The government and social media websites need to wake up to the growing risk of virtual threats becoming a reality.
In July last year, Priyanka Chaturvedi (earlier with Congress, now with Shiv Sena) also got a rape threat on her Twitter account directed towards her daughter. The man in his tweet asked Chaturvedi to “send her daughter to him as he wants to rape her.” Many on Twitter, including AAP incharge Ankit Lal and MP Sushmita Dev came out in Chaturvedi’s support and condemned the tweet.
“The tweet is not the bigger problem but the fact that an image containing a fake quote attributed to me which is creating this kind of anger and making people to react in the way they are is the bigger issue," Chaturvedi told SheThePeople at the time. Even when actress Urmila Matondkar joined politics, she faced a lot of criticism on social media for making the career move.
Gendered trolling is another part of the problem.
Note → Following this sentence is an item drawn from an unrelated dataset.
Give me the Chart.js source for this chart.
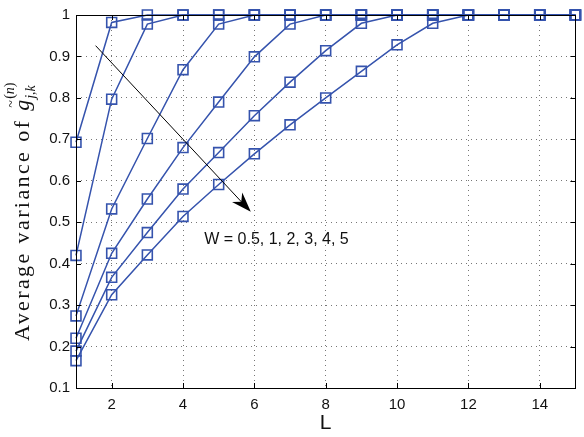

It's much worse for women who have a view, but get trolled also because she a 'woman with a view.' Kanupriya, the first female student president at Panjab University Students’ Council received death threats last month for speaking on the Kashmir issue. She filed an FIR against it with the Senior Superintendent of Police in Chandigarh. The complaint noted that she Kanupriya received threats like “shoot her” and “shoot at sight” on a social media platform.
Journalist Nidhi Razdan was also a victim of online trolls who threatened her through most part of last year. She received messages on Facebook. “My biggest grouse is with the social media platforms first: for example, WHY does Facebook allow ANYONE to message you? Even those who aren’t your friends. Even though it pops up in another inbox, it DOES pop up and then you have to decide whether to accept or decline it. But because people know you’ll get their message, they send obscenities and threats because they can. If my FB account is private, then let it stay private,” said Razdan to SheThePeople.TV in an earlier interview, when the incident happened.
The government and social media websites need to wake up to the growing risk of virtual threats becoming a reality. We need to increase the safety dialogue in a big way and also encourage self regulation and behavioural change on micro blogging sites. Are we having enough conversation on this? Absolutely not.